I’ve been an Akronite for a few years now, yet it took nearly three of those years to really discover the rich culture that it has to offer. The Countryside Conservancy Farmer’s Markets helped to make me feel closer to the Akron community as well as closer to Ohio’s soil. By using locally sourced ingredients I started to feel more at home in my environment, which brought even more love to my tiny kitchen.
I wanted to kick off this column with something chocolatey, comforting, and delicious. What better to make, then, than a beet chocolate cake?
The beets that I used are from Morningside Farms. Although beets aren’t in season, the Morningside farmers store them at 38˚F at 80% humidity with very little airflow in the boxes to discourage mold without drying the roots out. The result is a fresh root that doesn’t miss a beet when it comes to quality. When roasted, the sugar in the beets caramelizes and intensifies in sweetness and flavor complexity.
The honey that I used is from Greenfield Berry Farm, where their bees are kept by blueberry bushes. The result is a delicious, light honey with subtle floral notes. Better than any I have ever tasted! Greenfield Farm is a part of the Community Supported Agriculture program. They practice natural, sustainable farming and work with other local farmers to contribute to the CSA passion.
The eggs used in this recipe are from Brunty Farms. The eggs specifically come from Golden Comet chickens that are Pasture Raised and cage-free. Their eggs are fresh, organic, and were the perfect binding agent for the cake. They also contributed to some darn good scrambled eggs.
CAKE: 1 ¾ pounds red beets 8 oz. unsalted butter, melted, plus more for the pan 1 ¼ cups all-purpose, unbleached flour ¼ cup unsweetened cocoa powder, plus more for the pan ½ tsp cardamom 1 ½ tsp baking soda ¼ tsp salt 3 large eggs 1 C granulated sugar 1/2 C packed light brown sugar 1 tsp real vanilla extract 3 oz. semisweet chocolate, melted
Scrub any dirt off of the beets, halve them lengthwise, prick and wrap in foil. Bake the beets for 50 minutes on a baking sheet, check at 30 minute mark. When they are cool enough to handle, rub off the skin using a paper towel. Puree in a food processor until smooth. You’ll need 1 ½ cups of puree for the cake.
Butter the bottom and sides of a 9×13-inch baking pan and line the bottom with parchment paper. Butter the paper and dust the pan with cocoa powder.
In a bowl, stir together the flour, ¼ cup cocoa powder, the baking soda, the cardamom, and salt.
In a separate bowl, using an electric mixer, beat the eggs, both sugars, the melted butter, and vanilla until well combined. Beat in the pureed beets and melted chocolate. Fold in the flour mixture until just combined.
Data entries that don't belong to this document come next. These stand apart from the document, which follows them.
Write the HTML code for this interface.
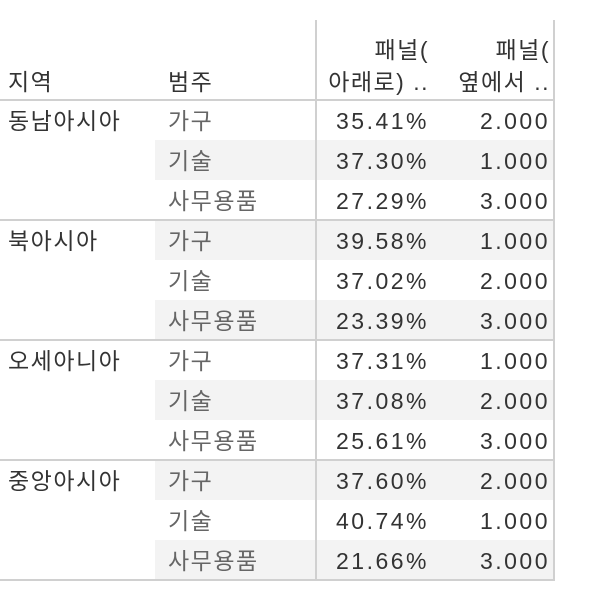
<!DOCTYPE html>
<html><head><meta charset="utf-8"><style>
body{margin:0;background:#fff;}
#t{position:relative;width:598px;height:594px;overflow:hidden;font-family:"Liberation Sans","Noto Sans CJK KR",sans-serif;font-size:23px;color:#333;}
.a{position:absolute;white-space:nowrap;line-height:24px;letter-spacing:1.5px;}
.r{text-align:right;}
.n{letter-spacing:2.5px;}
.ln{position:absolute;background:#d0d0d0;}
.sh{position:absolute;background:#f3f3f3;}
</style></head><body>
<div id="t">
<div class="ln" style="left:315px;top:20px;width:2px;height:560px"></div>
<div class="ln" style="left:553px;top:20px;width:2px;height:560px"></div>
<div class="a" style="left:8px;top:70px">지역</div>
<div class="a" style="left:168px;top:70px">범주</div>
<div class="a r" style="right:169px;top:34px;line-height:32px">패널(<br>아래로) ..</div>
<div class="a r" style="right:48px;top:34px;line-height:32px">패널(<br>옆에서 ..</div>
</div>
<script>
const regions=["동남아시아","북아시아","오세아니아","중앙아시아"];
const categories=["가구","기술","사무용품"];
const pctValues=["35.41%","37.30%","27.29%","39.58%","37.02%","23.39%","37.31%","37.08%","25.61%","37.60%","40.74%","21.66%"];
const rankValues=["2.000","1.000","3.000","1.000","2.000","3.000","1.000","2.000","3.000","2.000","1.000","3.000"];
const t=document.getElementById('t');
function add(cls,style,text){const d=document.createElement('div');d.className=cls;d.setAttribute('style',style);if(text!==undefined)d.textContent=text;t.appendChild(d);return d;}
const top0=100,rh=40;
const hl=add('ln','left:0;top:99px;width:555px;height:2px');


for(let i=0;i<12;i++){
  const y=top0+i*rh;
  if(i%2===1){const s=add('sh',`left:155px;top:${y}px;width:398px;height:${rh}px`);
    
    }
}
t.querySelectorAll('.ln').forEach(l=>t.appendChild(l));
for(let g=0;g<regions.length;g++){
  const y=top0+g*3*rh;
  const rl=add('a',`left:8px;top:${y+9}px;color:#333`,regions[g]);
  
  
  const sep=add('ln',`left:0;top:${y+3*rh-1}px;width:555px;height:2px`);
  
  
  for(let c=0;c<3;c++){
    const i=g*3+c,ry=top0+i*rh;
    const cl=add('a',`left:168px;top:${ry+9}px;color:#666`,categories[c]);
    
    
    const p=add('a r n',`right:169px;top:${ry+9}px`,pctValues[i]);
    
    
    const k=add('a r n',`right:48px;top:${ry+9}px`,rankValues[i]);
    
    
  }
}
</script>
</body></html>
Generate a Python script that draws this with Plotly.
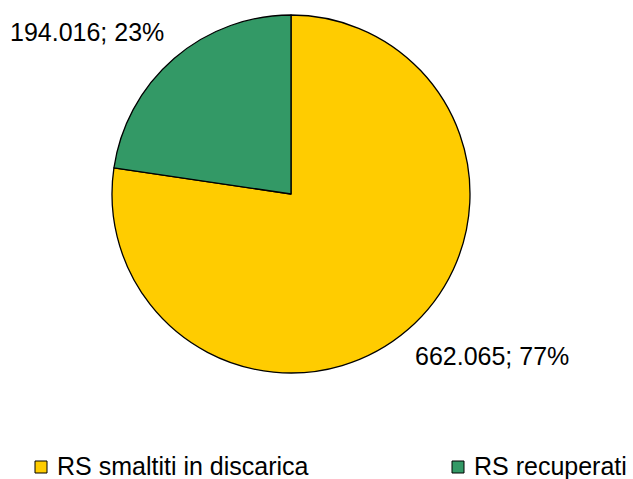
import plotly.graph_objects as go

labels = ["RS smaltiti in discarica", "RS recuperati"]
values = [662065, 194016]
colors = ["#FFCC00", "#339966"]

def fmt(v):
    return f"{v:,}".replace(",", ".")

total = sum(values)
texts = [f"{fmt(v)}; {round(100*v/total)}%" for v in values]

W, H = 633, 479

fig = go.Figure(go.Pie(
    labels=labels, values=values, sort=False, direction="clockwise", rotation=0,
    marker=dict(colors=colors, line=dict(color="black", width=1.3)),
    textinfo="none", hoverinfo="label+value+percent",
    domain=dict(x=[112/W, 470/W], y=[1-373/H, 1-15/H]),
    showlegend=False,
))

# label annotations (outside labels)
label_pos = [(414, 356), (9, 32)]
annotations = []
for t, (px, py) in zip(texts, label_pos):
    annotations.append(dict(text=t, x=px/W, y=1-py/H, xref="paper", yref="paper",
                            xanchor="left", yanchor="middle", showarrow=False,
                            font=dict(size=25), borderpad=0))

# manual legend
legend_x = [35, 452]
legend_y = 466
sq = 12
shapes = []
for lab, col, lx in zip(labels, colors, legend_x):
    shapes.append(dict(type="rect", xref="paper", yref="paper",
                       x0=lx/W, x1=(lx+sq)/W, y0=1-(legend_y+1+sq/2)/H, y1=1-(legend_y+1-sq/2)/H,
                       fillcolor=col, line=dict(color="black", width=1)))
    annotations.append(dict(text=lab, x=(lx+sq+9)/W, y=1-legend_y/H, xref="paper", yref="paper",
                            xanchor="left", yanchor="middle", showarrow=False,
                            font=dict(size=25), borderpad=0))

fig.update_layout(
    width=W, height=H,
    margin=dict(l=0, r=0, t=0, b=0),
    paper_bgcolor="white", plot_bgcolor="white",
    font=dict(family="Liberation Sans, Arial, sans-serif", size=25, color="black"),
    showlegend=False,
    annotations=annotations,
    shapes=shapes,
)

fig.write_html("out.html")
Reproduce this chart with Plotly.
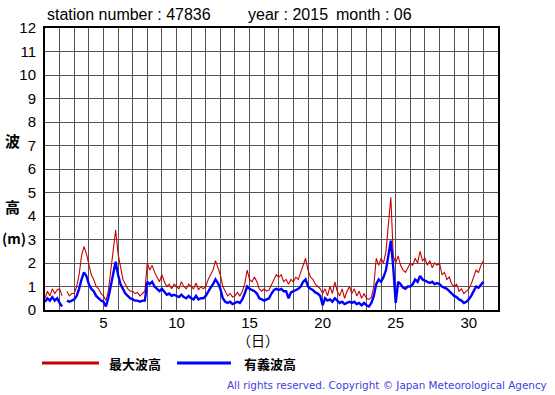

Pour the batter into your prepared pan and smooth the top. Bake for 35-40 minutes, or until the cake just starts to pull away from the sides of a pan. The cake is done when a wooden toothpick or skewer inserted in the center comes out with a few moist crumbs attached.
Cool in the pan on a wire rack, then run a metal spatula around the sides and invert onto a serving platter. You may also leave it in the pan as I did.
To make the chocolate glaze, melt the chocolate in a medium bowl set over a pan of simmering water. Ensure that the bowl does not touch the water to avoid burning the chocolate. Remove from the heat and stir in the butter and honey. Cool, stirring occasionally until the glaze is a spreading consistency. Spread over the cooled cake and top with toasted coconut, or nothing at all.
Eat every last bite.
Thank you to all of the famers who contributed ingredients!